Admittedly when I stared JOVM a little over four years ago, I never intended the site or its content to be overtly political; however, political and social issues frequently influences the artists and art that we respond to and love. Let’s face it, political issues influence and inform every aspect of our lives – and the artist can’t somehow exist in some kind of vacuum where political issues or social issues don’t touch them. That just isn’t terribly realistic. But at the end of the day, whether that particular artist is politically motivated and discusses sociopolitical issues through their work is a deeply personal choice; after all, for every Common, Mos Def, Talib Kweli, Brother Ali and Immortal Technique, there’s a a Lil’ Jon, Lil’ Wayne, Drake, T-Pain, etc. And to be fair, that’s fine.
But what I think we can all agree on in a is that we live in rather troubling times both for the United States and for humanity in general. Some pundits may openly deny this but there are things that are incontrovertible: there is great inequity, inequality, partisan divisions, misunderstanding, ignorance, hatred and fear. And it seems more than ever, that I turn to music and art for comfort and for understanding —especially after Trayvon Martin, Mike Brown, Eric Garner, Akai Gurley, Tamir Rice and countless other boys and young men’s senseless deaths.
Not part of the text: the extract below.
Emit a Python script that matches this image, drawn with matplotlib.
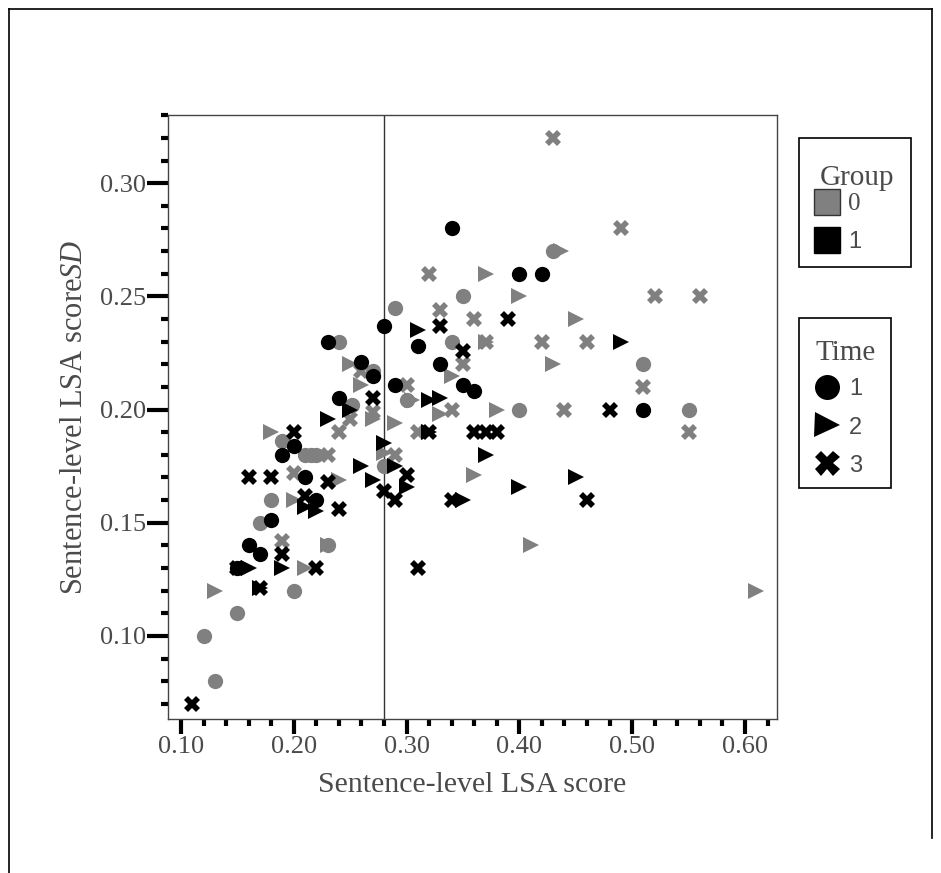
import matplotlib.pyplot as plt
from matplotlib.lines import Line2D
from matplotlib.patches import Rectangle
from matplotlib.ticker import MultipleLocator, FormatStrFormatter

plt.rcParams['font.family'] = 'Liberation Serif'
plt.rcParams['mathtext.fontset'] = 'custom'
plt.rcParams['mathtext.it'] = 'Liberation Serif:italic'
plt.rcParams['mathtext.rm'] = 'Liberation Serif'

# group 0, time 1 (circles)
g0_t1_x = [0.13, 0.12, 0.15, 0.20, 0.17, 0.18, 0.23, 0.19, 0.21, 0.215, 0.22, 0.28,
           0.252, 0.29, 0.35, 0.24, 0.27, 0.34, 0.30, 0.40, 0.55, 0.51, 0.43]
g0_t1_y = [0.08, 0.10, 0.11, 0.12, 0.15, 0.16, 0.14, 0.186, 0.18, 0.18, 0.18, 0.175,
           0.202, 0.245, 0.25, 0.23, 0.217, 0.23, 0.204, 0.20, 0.20, 0.22, 0.27]
# group 0, time 2 (triangles)
g0_t2_x = [0.13, 0.21, 0.23, 0.20, 0.24, 0.18, 0.26, 0.25, 0.27, 0.29, 0.28, 0.305,
           0.34, 0.33, 0.38, 0.36, 0.37, 0.40, 0.37, 0.437, 0.43, 0.45, 0.41, 0.61]
g0_t2_y = [0.12, 0.13, 0.14, 0.16, 0.169, 0.19, 0.211, 0.22, 0.196, 0.194, 0.181, 0.204,
           0.215, 0.198, 0.20, 0.171, 0.23, 0.25, 0.26, 0.27, 0.22, 0.24, 0.14, 0.12]
# group 0, time 3 (crosses)
g0_t3_x = [0.19, 0.20, 0.23, 0.24, 0.25, 0.27, 0.26, 0.29, 0.30, 0.31, 0.33, 0.32, 0.34,
           0.35, 0.36, 0.37, 0.43, 0.49, 0.52, 0.56, 0.42, 0.46, 0.44, 0.51, 0.55]
g0_t3_y = [0.142, 0.172, 0.18, 0.19, 0.196, 0.199, 0.217, 0.18, 0.211, 0.19, 0.244, 0.26, 0.20,
           0.22, 0.24, 0.23, 0.32, 0.28, 0.25, 0.25, 0.23, 0.23, 0.20, 0.21, 0.19]

# group 1, time 1 (circles)
g1_t1_x = [0.15, 0.16, 0.17, 0.18, 0.22, 0.21, 0.19, 0.20, 0.24, 0.23, 0.26, 0.27,
           0.28, 0.31, 0.29, 0.33, 0.35, 0.36, 0.34, 0.40, 0.42, 0.51]
g1_t1_y = [0.13, 0.14, 0.136, 0.151, 0.16, 0.17, 0.18, 0.184, 0.205, 0.23, 0.221, 0.215,
           0.237, 0.228, 0.211, 0.22, 0.211, 0.208, 0.28, 0.26, 0.26, 0.20]
# group 1, time 2 (triangles)
g1_t2_x = [0.16, 0.17, 0.19, 0.21, 0.22, 0.23, 0.25, 0.26, 0.27, 0.28, 0.29, 0.30,
           0.31, 0.32, 0.33, 0.32, 0.35, 0.37, 0.40, 0.45, 0.49]
g1_t2_y = [0.13, 0.121, 0.13, 0.157, 0.155, 0.196, 0.20, 0.175, 0.169, 0.185, 0.175, 0.166,
           0.235, 0.204, 0.205, 0.19, 0.16, 0.18, 0.166, 0.17, 0.23]
# group 1, time 3 (crosses)
g1_t3_x = [0.11, 0.17, 0.15, 0.22, 0.31, 0.19, 0.24, 0.21, 0.16, 0.18, 0.23, 0.20, 0.28,
           0.29, 0.30, 0.34, 0.46, 0.27, 0.33, 0.35, 0.39, 0.32, 0.36, 0.37, 0.38, 0.48]
g1_t3_y = [0.07, 0.121, 0.13, 0.13, 0.13, 0.136, 0.156, 0.162, 0.17, 0.17, 0.168, 0.19, 0.164,
           0.16, 0.171, 0.16, 0.16, 0.205, 0.237, 0.226, 0.24, 0.19, 0.19, 0.19, 0.19, 0.20]

group_labels = ['0', '1']
time_labels = ['1', '2', '3']

GRAY = '#808080'
TXT = '#4a4a4a'
W, H = 941, 873

fig = plt.figure(figsize=(W / 100, H / 100), dpi=100)
ax = fig.add_axes([168 / W, 1 - 719 / H, (777 - 168) / W, (719 - 115) / H])

series = [
    (g0_t1_x, g0_t1_y, GRAY, 'o', 11),
    (g0_t2_x, g0_t2_y, GRAY, '>', 11.5),
    (g0_t3_x, g0_t3_y, GRAY, 'X', 11),
    (g1_t1_x, g1_t1_y, 'black', 'o', 11),
    (g1_t2_x, g1_t2_y, 'black', '>', 11.5),
    (g1_t3_x, g1_t3_y, 'black', 'X', 11),
]
for xs, ys, col, mk, ms in series:
    ax.plot(xs, ys, linestyle='none', marker=mk, ms=ms, mfc=col, mec=col, mew=0, zorder=3)

ax.axvline(0.28, color='#333333', lw=1, zorder=2)

ax.set_xlim(0.0885, 0.6284)
ax.set_ylim(0.0633, 0.3301)
ax.xaxis.set_major_locator(MultipleLocator(0.1))
ax.xaxis.set_minor_locator(MultipleLocator(0.02))
ax.yaxis.set_major_locator(MultipleLocator(0.05))
ax.yaxis.set_minor_locator(MultipleLocator(0.01))
ax.xaxis.set_major_formatter(FormatStrFormatter('%.2f'))
ax.yaxis.set_major_formatter(FormatStrFormatter('%.2f'))
ax.tick_params(which='major', length=15, width=3, color='black', labelsize=19,
               labelcolor=TXT, pad=1)
ax.tick_params(axis='x', which='major', length=11, pad=1)
ax.tick_params(which='minor', length=5, width=3, color='black')
for sp in ax.spines.values():
    sp.set_color('#444444')
    sp.set_linewidth(1)

ax.set_xlabel('Sentence-level LSA score', fontsize=21.5, color=TXT, labelpad=10)
ax.set_ylabel(r'Sentence-level LSA score$\mathit{SD}$', fontsize=22, color=TXT, labelpad=8)


# legend boxes drawn in figure pixels (origin top-left)
def fx(x):
    return x / W


def fy(y):
    return 1 - y / H


def legend_box(x0, y0, x1, y1):
    fig.add_artist(Rectangle((fx(x0), fy(y1)), (x1 - x0) / W, (y1 - y0) / H,
                             transform=fig.transFigure, fill=False,
                             edgecolor='black', lw=1.2))


legend_box(799, 138, 911, 267)
fig.text(fx(857), fy(185), 'Group', fontsize=21, color=TXT, ha='center', va='baseline')
for i, (lab, col) in enumerate(zip(group_labels, [GRAY, 'black'])):
    yc = 202 + 38 * i
    fig.add_artist(Line2D([fx(827)], [fy(yc)], linestyle='none', marker='s', ms=18.5,
                          mfc=col, mec='#333333' if col == GRAY else 'black', mew=1,
                          transform=fig.transFigure))
    fam = 'Liberation Serif' if i == 0 else 'Liberation Sans'
    fs = 18 if i == 0 else 17
    fig.text(fx(848), fy(yc + 8.5), lab, fontsize=fs, family=fam, color=TXT,
             ha='left', va='baseline')

legend_box(799, 318, 891, 488)
fig.text(fx(846), fy(360), 'Time', fontsize=21, color=TXT, ha='center', va='baseline')
for i, (lab, mk) in enumerate(zip(time_labels, ['o', '>', 'X'])):
    yc = 387 + 38 * i
    fig.add_artist(Line2D([fx(827)], [fy(yc)], linestyle='none', marker=mk, ms=18,
                          mfc='black', mec='black', mew=0, transform=fig.transFigure))
    fig.text(fx(849), fy(yc + 8.5), lab, fontsize=17, family='Liberation Sans',
             color=TXT, ha='left', va='baseline')

# outer frame
fig.add_artist(Line2D([9 / W, 9 / W], [0, 1 - 9 / H], color='black', lw=1.2))
fig.add_artist(Line2D([9 / W, 932 / W], [1 - 9 / H, 1 - 9 / H], color='black', lw=1.2))
fig.add_artist(Line2D([932 / W, 932 / W], [1 - 9 / H, 1 - 838 / H], color='black', lw=1.2))

fig.savefig('out.png', dpi=100)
And over the last few weeks, young people everywhere have taken to streets to protest and letting their voices be heard in as many displays as possible including petitions and letter writing campaigns. And there have been a number of very thoughtful and thought-provoking essays, speeches and articles on the pertinent issues that comprise what may be our time’s greatest and important challenge. Along with that, a number of artists have responded, expressing a collective – although incomprehensibly not universal – sense of horror, confusion, shame, discomfort, disillusion and outrage, among other emotions.